|Names||MOM 2, Mangalyaan-2|
|Mission type||Exploration of Mars|
|Mission duration||1 year (proposed)|
|Payload mass||≈100 kg (220 lb)[needs update]|
|Start of mission|
|Launch date||NET 2024|
|Rocket||GSLV Mk III|
|Periareon altitude||200 km (120 mi)|
|Apoareon altitude||2,000 km (1,200 mi)|
Mars Orbiter Mission 2 (MOM 2), also called Mangalyaan-2 ("Mars-craft", from Sanskrit: मंगल mangal, "Mars" and यान yān, "craft, vehicle"), is India's second interplanetary mission planned by the Indian Space Research Organisation (ISRO). However, in a recorded interview in October 2019, VSSC director has indicated possibility of inclusion of a lander and rover. The orbiter will use aerobraking to lower its initial apoapsis and enter into an orbit more suitable for observations. Indian Space Research Organisation planned to launch this mission by 2025
Following the successful insertion of the Mars Orbiter Mission (also called Mangalyaan) into Martian orbit, ISRO announced its intent to launch a second mission to Mars at the Engineers Conclave conference held in Bengaluru on 28 October 2014. The proposed launch vehicle for this campaign is the GSLV Mk III, which flew for the first time on 5 June 2017.

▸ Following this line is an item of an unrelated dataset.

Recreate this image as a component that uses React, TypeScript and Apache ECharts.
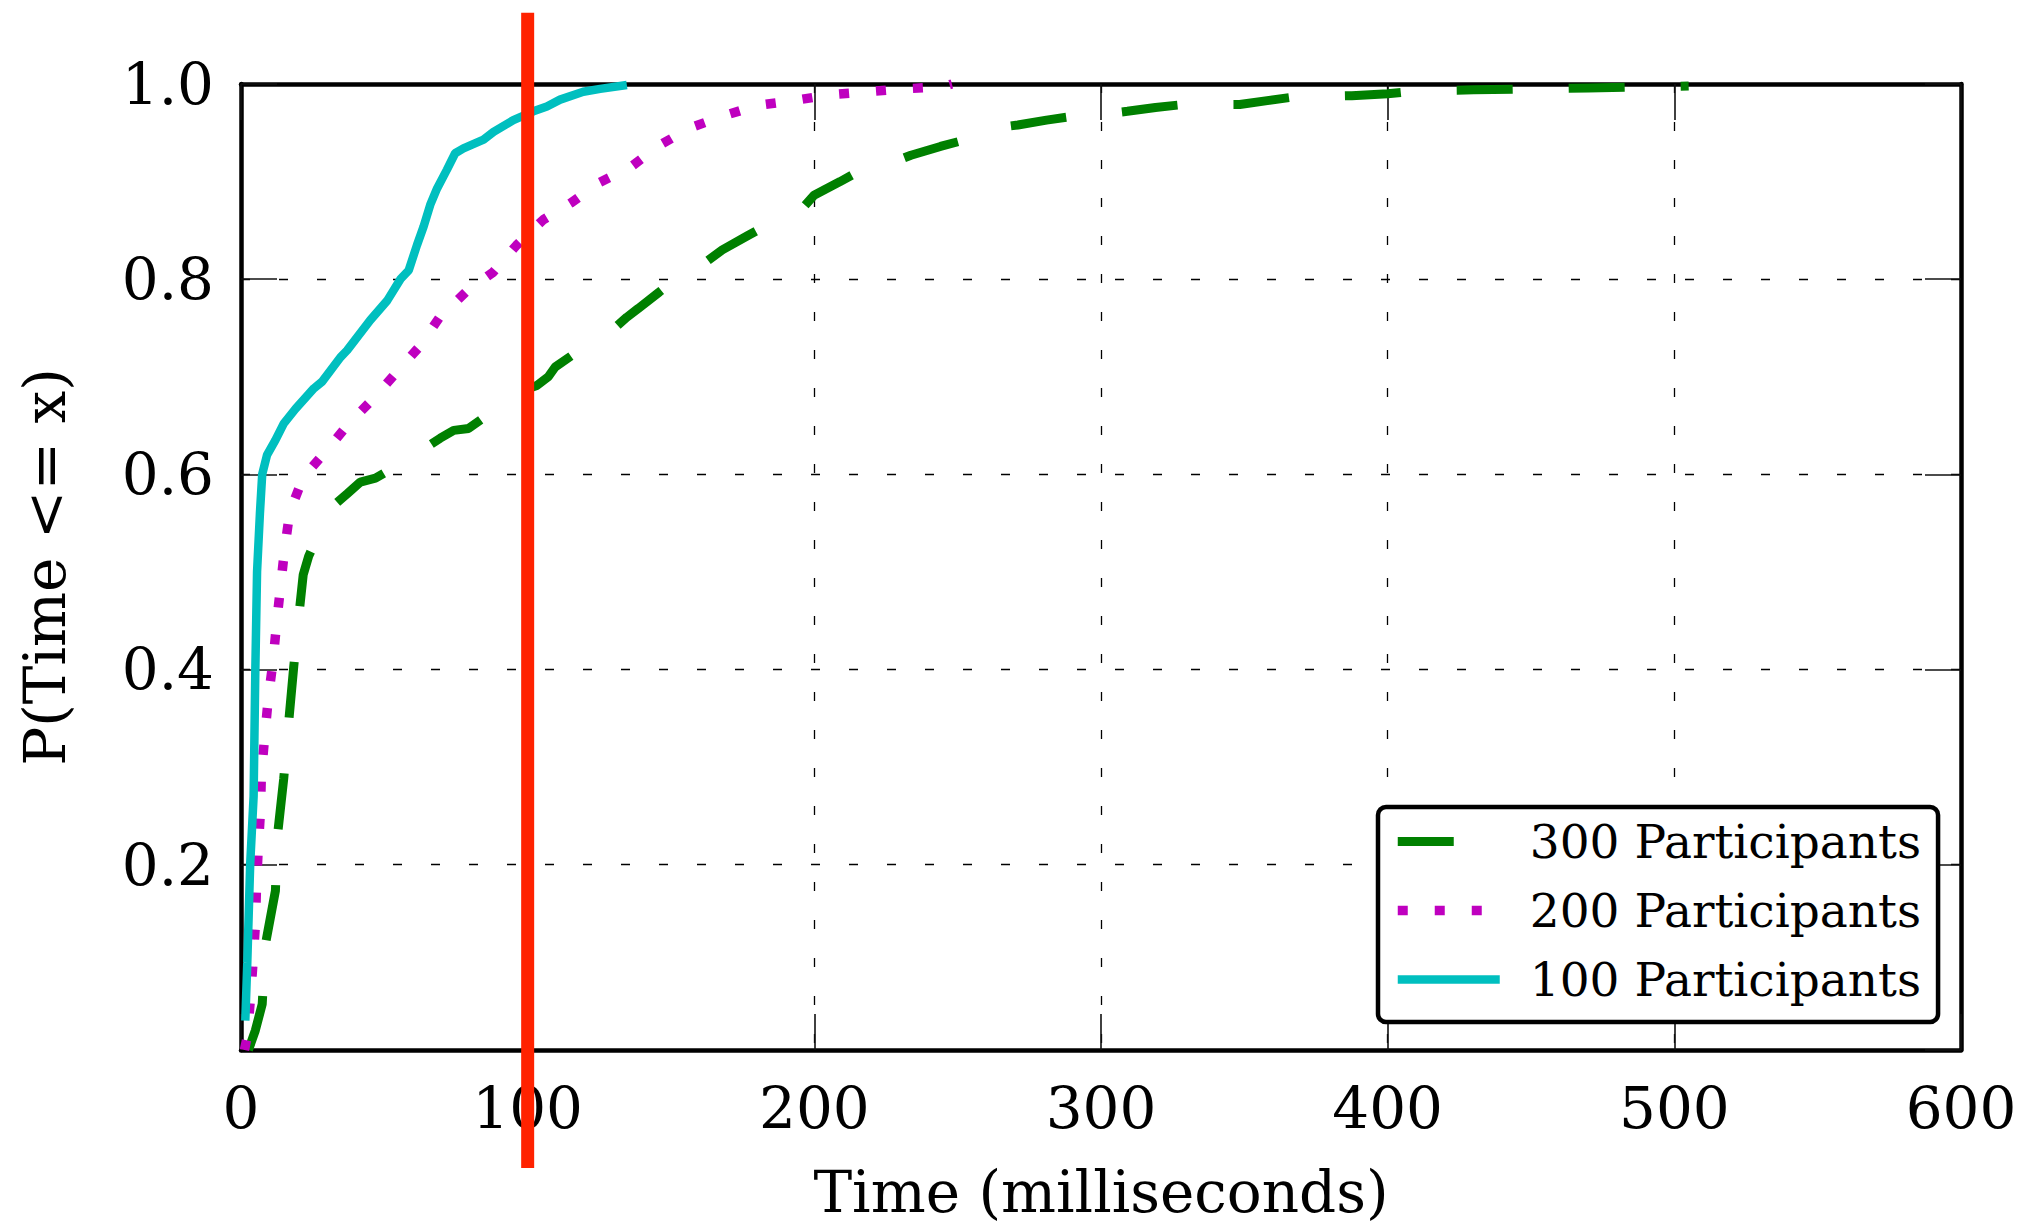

In January 2016, India and France signed a letter of intent for ISRO and CNES to jointly build MOM 2 by 2020, but by April 2018, France was not yet involved in the mission. The Indian government funded MOM 2 in its 2017 budget proposal, and ISRO is considering whether the best path is to conduct an orbiter/lander/rover mission or to opt for only an orbiter with more sophisticated instruments than those flown on MOM. In a podcast recording VSSC director S. Somanath in October 2019, it was reported the architecture for mission is yet to be finalised and may also have a lander and rover. There has been no timeline announced however.
An Announcement of Opportunity was released requesting submissions for scientific instruments for an orbiter only, with a deadline set for 20 September 2016. The total science payload mass is estimated at 100 kg (220 lb)
One of the science payloads under development is an ionosphere plasma instrument named ARIS. It is being developed by Space Satellite Systems and Payloads Centre (SSPACE), which is part of the Indian Institute of Space Science and Technology (IIST). The engineering model and high vacuum test have been completed.